You are aware that timer granularity will force a quantum interval of
typically 10 ms? Given that, I would use one timer.

Gary G. Little
Seagate Technologies, LLC

“Mark Lobo” wrote in message news:xxxxx@ntdev…
>
> Guys
> Had a simple question. Say I have to time a lot of
> commands. Is it better
> 1) To use a free running timer and maintain queues and
> counts et al.
> 2) To have a timer for each command.
>
> Now the only source I have access to is Linux, and in
> their SCSI stack, they seem to be having a separate
> timer for each command.
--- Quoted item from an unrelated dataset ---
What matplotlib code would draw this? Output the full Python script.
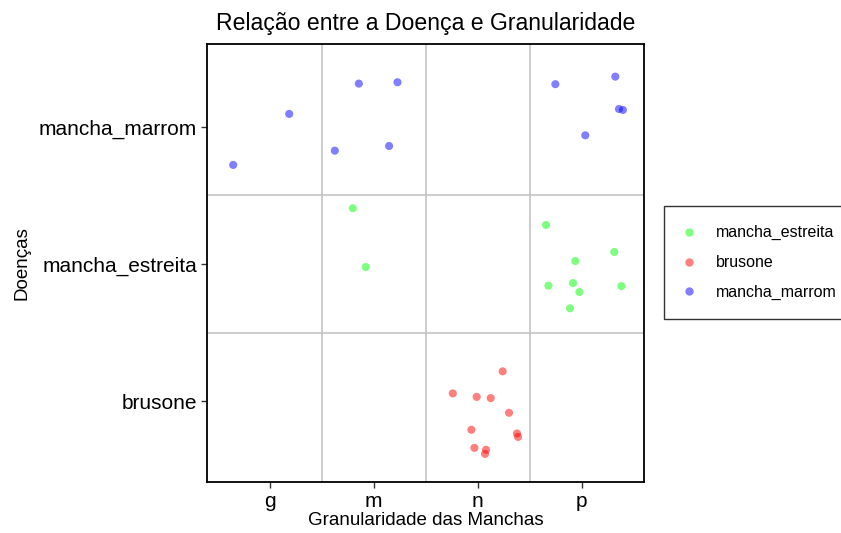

Im not sure which one is
> better. managing ur own list based on one timer, or
> just defining a new timer for each command?
> The second one is definitely easier, but is it also a
> bottleneck? And please, I dont want a “Linux sucks”
> war to start here:) That was just an example.
>
> Thanks,
> Mark
>
> __________________________________
> Do you Yahoo!?
> SBC Yahoo! DSL - Now only $29.95 per month!
> http://sbc.yahoo.com
>
>
>

> Had a simple question. Say I have to time a lot of

commands. Is it better

  1. To use a free running timer and maintain queues and
    counts et al.

Single timer per the whole list seems to be more elegant.